As to the second part of your question, look, this is a business where occasionally, we get crazy rumors out there, and one of the things that we found is that the best response is to keep your head down, focus on providing value to your customers and your partners and distribution, and that works.

Source: Q1-2022 Conference Call Transcript

We read that as a “soft no”, but we cannot rule things out just based on that. One possibility here is that AXS did go shopping but current market conditions created a lot of lowball bids, forcing the company to pull back.

Verdict

AXS continues to execute well and operating income was $180 million in Q1-2022. Operating return on equity was over 15% and that was generally a fantastic quarter. We like the stock here as we think this could be acquired completely by Warren Buffett. This would be replica of what happened when Berkshire Hathaway (BRK.A) (BRK.B) went shopping the last time.

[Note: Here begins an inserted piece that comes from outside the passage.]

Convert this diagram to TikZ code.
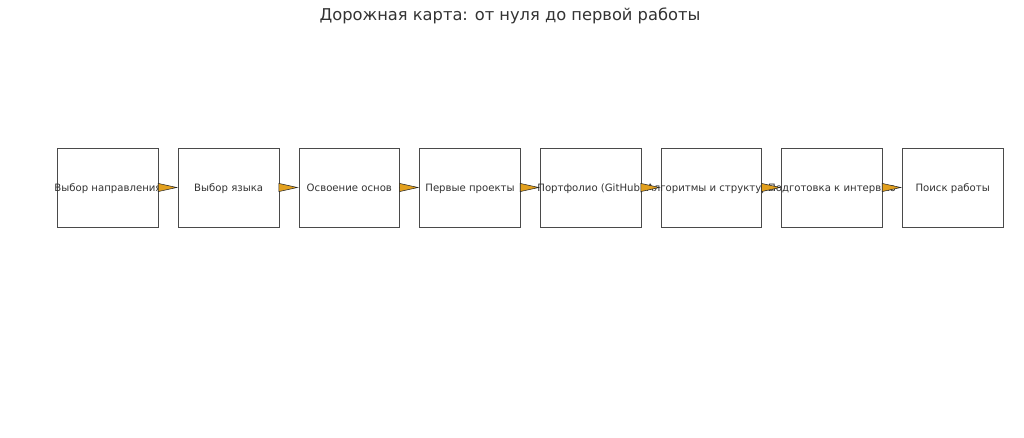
\documentclass[tikz,border=0pt]{standalone}
\usepackage{fontspec}
\setmainfont{DejaVu Sans}
\usetikzlibrary{positioning, arrows.meta}
\definecolor{boxline}{HTML}{4A4A4A}
\definecolor{labelgray}{HTML}{333333}
\definecolor{arrowfill}{HTML}{E2A01E}
% label may run past the box edge, box keeps its size
\newcommand{\overrun}[1]{\makebox[0pt]{#1}}
\tikzstyle{stage} = [rectangle, minimum width=75.4pt, minimum height=59.3pt, inner sep=0pt, text height=1.6ex, text depth=0.4ex, draw=boxline, line width=0.65pt, fill=white, text=labelgray, font=\fontsize{7.6}{9}\selectfont]
\tikzstyle{arrow} = [draw=black!85, line width=0.4pt, -{Triangle[length=15pt, width=6.5pt, fill=arrowfill]}]

\begin{document}
\begin{tikzpicture}[x=0.75pt, y=-0.75pt, node distance=90.5pt]

\useasboundingbox (0,0) rectangle (1024,438);

\node (title) [text=labelgray, font=\fontsize{12.2}{14}\selectfont] at (510,16) {Дорожная карта: от нуля до первой работы};

\node (field) [stage] at (108,187.5) {\overrun{Выбор направления}};
\node (lang) [stage, right of=field] {\overrun{Выбор языка}};
\node (basics) [stage, right of=lang] {\overrun{Освоение основ}};
\node (projects) [stage, right of=basics] {\overrun{Первые проекты}};
\node (portfolio) [stage, right of=projects] {\overrun{Портфолио (GitHub)}};
\node (algo) [stage, right of=portfolio] {\overrun{Алгоритмы и структуры}};
\node (interview) [stage, right of=algo] {\overrun{Подготовка к интервью}};
\node (jobsearch) [stage, right of=interview] {\overrun{Поиск работы}};

\draw [arrow] (field) -- (lang);
\draw [arrow] (lang) -- (basics);
\draw [arrow] (basics) -- (projects);
\draw [arrow] (projects) -- (portfolio);
\draw [arrow] (portfolio) -- (algo);
\draw [arrow] (algo) -- (interview);
\draw [arrow] (interview) -- (jobsearch);

\end{tikzpicture}
\end{document}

We are stamping a buy here with the caveat here that we don’t think the reinsurance segment will be sold on a stand-alone basis. If it is, we will reassess what is left after that deal.

Please note that this is not financial advice. It may seem like it, sound like it, but surprisingly, it is not. Investors are expected to do their own due diligence and consult with a professional who knows their objectives and constraints.